A soma de seis argumentos sobre o mesmo assunto pode parecer a receita perfeita para um filme repetitivo e cansativo, afinal o assunto não muda. Cada história gira em torno do mesmo núcleo invariavelmente. Falam da natureza humana caminhando em direção à insanidade. Por que funciona? Primeiramente, porque a psique humana é uma fonte inesgotável de originalidade e novidades. Enquanto existir gente na Terra haverá material para o Cinema. Em segundo lugar, a estrutura fragmentada tira proveito do potencial de um curta-metragem. Não há criatividade no mundo que prevaleça sobre as regras do tempo; 30 minutos simplesmente não comportam histórias de qualquer dimensão. Um bom curta aproveita a objetividade para afirmar algo com ainda mais força, exatamente o que “Relatos Salvajes” faz. Seis vezes. Não há tempo para escalar a ação e o drama aos poucos, só há o bastante para expor uma idéia e colocá-la em prática. O que também não é dizer que não exista de desenvolvimento num plano mais geral. Enquanto a primeira história causa apenas um choque, as outras chocam ao passo que ganham profundidade pelo tema ficar mais claro a cada vez que é exposto de um jeito novo.

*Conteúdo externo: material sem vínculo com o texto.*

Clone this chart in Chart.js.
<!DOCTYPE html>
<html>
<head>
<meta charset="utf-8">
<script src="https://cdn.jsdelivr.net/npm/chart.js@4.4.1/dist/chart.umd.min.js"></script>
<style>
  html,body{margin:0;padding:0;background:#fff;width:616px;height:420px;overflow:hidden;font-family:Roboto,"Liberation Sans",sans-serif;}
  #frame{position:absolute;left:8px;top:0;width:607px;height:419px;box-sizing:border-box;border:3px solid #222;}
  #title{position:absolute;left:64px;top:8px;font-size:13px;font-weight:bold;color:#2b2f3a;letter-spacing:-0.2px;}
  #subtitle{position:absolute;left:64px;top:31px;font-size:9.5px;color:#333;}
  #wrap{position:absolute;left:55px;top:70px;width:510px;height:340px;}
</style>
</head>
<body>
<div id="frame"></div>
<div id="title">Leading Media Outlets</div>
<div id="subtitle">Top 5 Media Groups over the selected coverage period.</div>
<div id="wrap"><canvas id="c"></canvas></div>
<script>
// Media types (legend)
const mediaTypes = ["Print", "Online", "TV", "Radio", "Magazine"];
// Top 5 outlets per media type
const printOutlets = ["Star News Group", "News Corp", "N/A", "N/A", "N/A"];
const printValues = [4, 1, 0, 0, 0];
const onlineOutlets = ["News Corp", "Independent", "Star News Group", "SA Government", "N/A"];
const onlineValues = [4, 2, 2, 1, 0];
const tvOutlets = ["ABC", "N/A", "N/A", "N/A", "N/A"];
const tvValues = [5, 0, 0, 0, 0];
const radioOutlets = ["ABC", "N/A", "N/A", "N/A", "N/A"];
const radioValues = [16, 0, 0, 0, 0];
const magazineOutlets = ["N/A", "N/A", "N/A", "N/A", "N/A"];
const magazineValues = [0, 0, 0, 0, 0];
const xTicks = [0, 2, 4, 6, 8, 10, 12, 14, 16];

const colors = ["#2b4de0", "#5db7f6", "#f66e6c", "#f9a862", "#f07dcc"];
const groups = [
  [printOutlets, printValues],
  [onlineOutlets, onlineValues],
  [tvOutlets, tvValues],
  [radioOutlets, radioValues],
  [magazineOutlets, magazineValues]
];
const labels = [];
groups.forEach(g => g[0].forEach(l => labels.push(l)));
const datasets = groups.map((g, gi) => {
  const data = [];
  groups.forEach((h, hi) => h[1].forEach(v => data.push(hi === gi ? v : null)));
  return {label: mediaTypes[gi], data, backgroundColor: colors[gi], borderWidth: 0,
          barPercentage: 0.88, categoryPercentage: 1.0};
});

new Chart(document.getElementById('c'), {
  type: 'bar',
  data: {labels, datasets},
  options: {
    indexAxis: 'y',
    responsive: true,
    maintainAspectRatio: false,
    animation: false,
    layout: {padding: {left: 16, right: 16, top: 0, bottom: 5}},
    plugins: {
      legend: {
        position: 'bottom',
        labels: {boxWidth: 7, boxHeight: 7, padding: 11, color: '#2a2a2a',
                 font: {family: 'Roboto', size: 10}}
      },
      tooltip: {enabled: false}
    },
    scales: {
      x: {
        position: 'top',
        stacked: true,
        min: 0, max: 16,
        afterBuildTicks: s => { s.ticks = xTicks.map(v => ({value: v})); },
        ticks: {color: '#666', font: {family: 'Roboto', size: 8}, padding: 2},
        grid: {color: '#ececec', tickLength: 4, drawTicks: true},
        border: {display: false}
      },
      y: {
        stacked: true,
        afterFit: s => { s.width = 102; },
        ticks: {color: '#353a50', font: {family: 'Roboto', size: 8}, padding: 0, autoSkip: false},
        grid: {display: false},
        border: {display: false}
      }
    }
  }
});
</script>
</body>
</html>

Nesta história, existem várias formas de perder o controle, mais especificamente dois sentimentos: revolta e vingança. Ambos andam de mãos dadas aqui e não poderia ser diferente. Não existe uma vingança boa sem um toque de emoção por trás dela, mesmo que pequena. Caso contrário ela é vazia e, no caso de um filme, desinteressante. Por mais fragmentado e repetitivo que “Relatos Salvajes” possa parecer, ele funciona por tocar num lado da psique que nunca é igual para todos, mas, primitivo como é, conserva sua essência. É incontestável o fato de que a injustiça chega para todos uma hora. Nem sempre a pessoa se vinga, mas aquela vontade de matar algum fulano acaba surgindo; não passa de uma fantasia ou pensamento impulsivo, que passa assim que as cabeças esfriam — e assim espero. Já é o bastante para plantar a semente da discórdia, uma mistura de válvula de escape com um banho de realidade. Quando a tragédia acontece, resta a surpresa e um tipo de alívio; afinal de contas, o pensamento já passou pela cabeça de todos, só não foi mostrado em cores vivas. E claro, sempre há um sutil sentimento de que a justiça foi feita. De uma maneira exagerada e frequentemente inapropriada, contudo, sempre metafórica.

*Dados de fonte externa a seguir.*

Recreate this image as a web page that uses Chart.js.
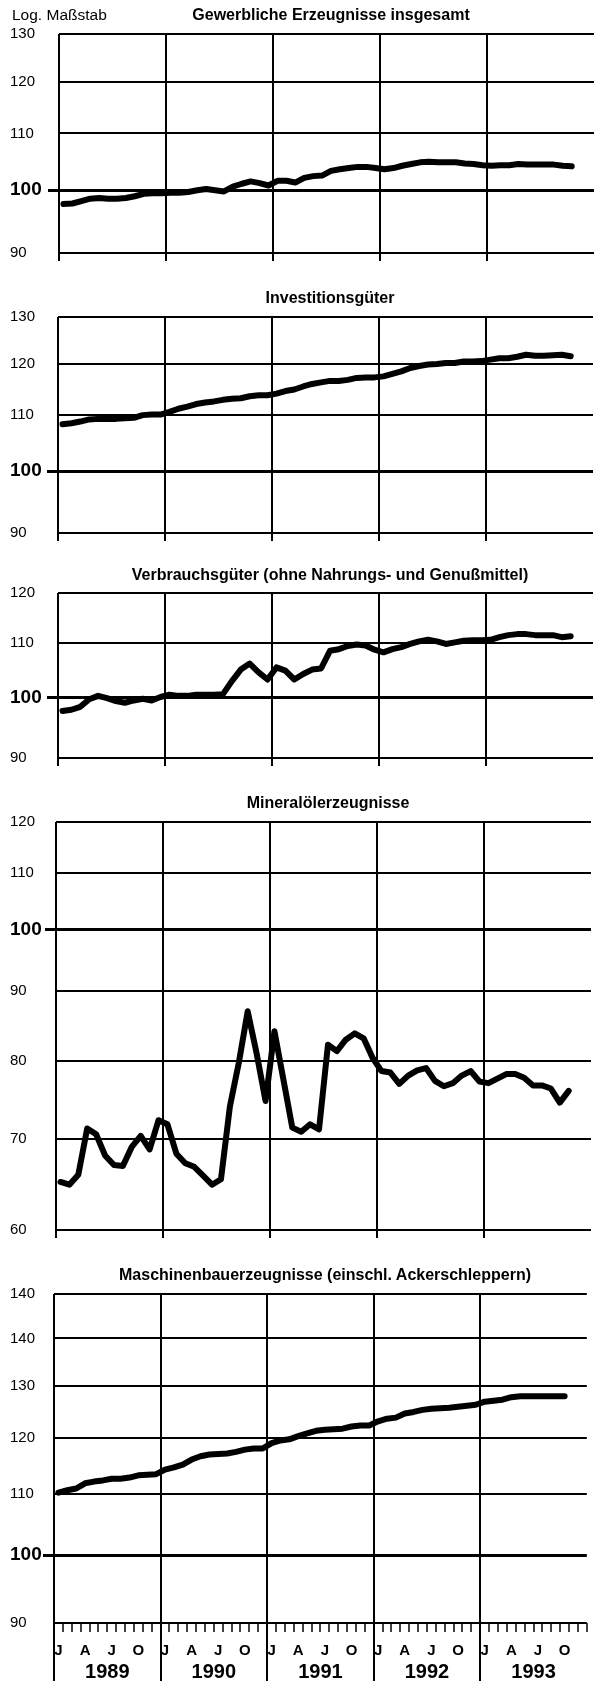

Dizem que a vingança é melhor servida fria. Talvez este longa tenha algo a dizer sobre isso, pois aqui ela é servida em forma de bolo, de batata frita, moída e até tostada. E quanto ao motivo do sucesso de “Relatos Salvajes”? Foi dito que o responsável foi o apelo comercial, mas tenho de discordar quanto a isso. A maior razão por trás do sucesso desta obra no circuito comercial é sua qualidade. Diferente de muitas trabalhos dos circuitos independentes, ser diferente não é a única característica relevante.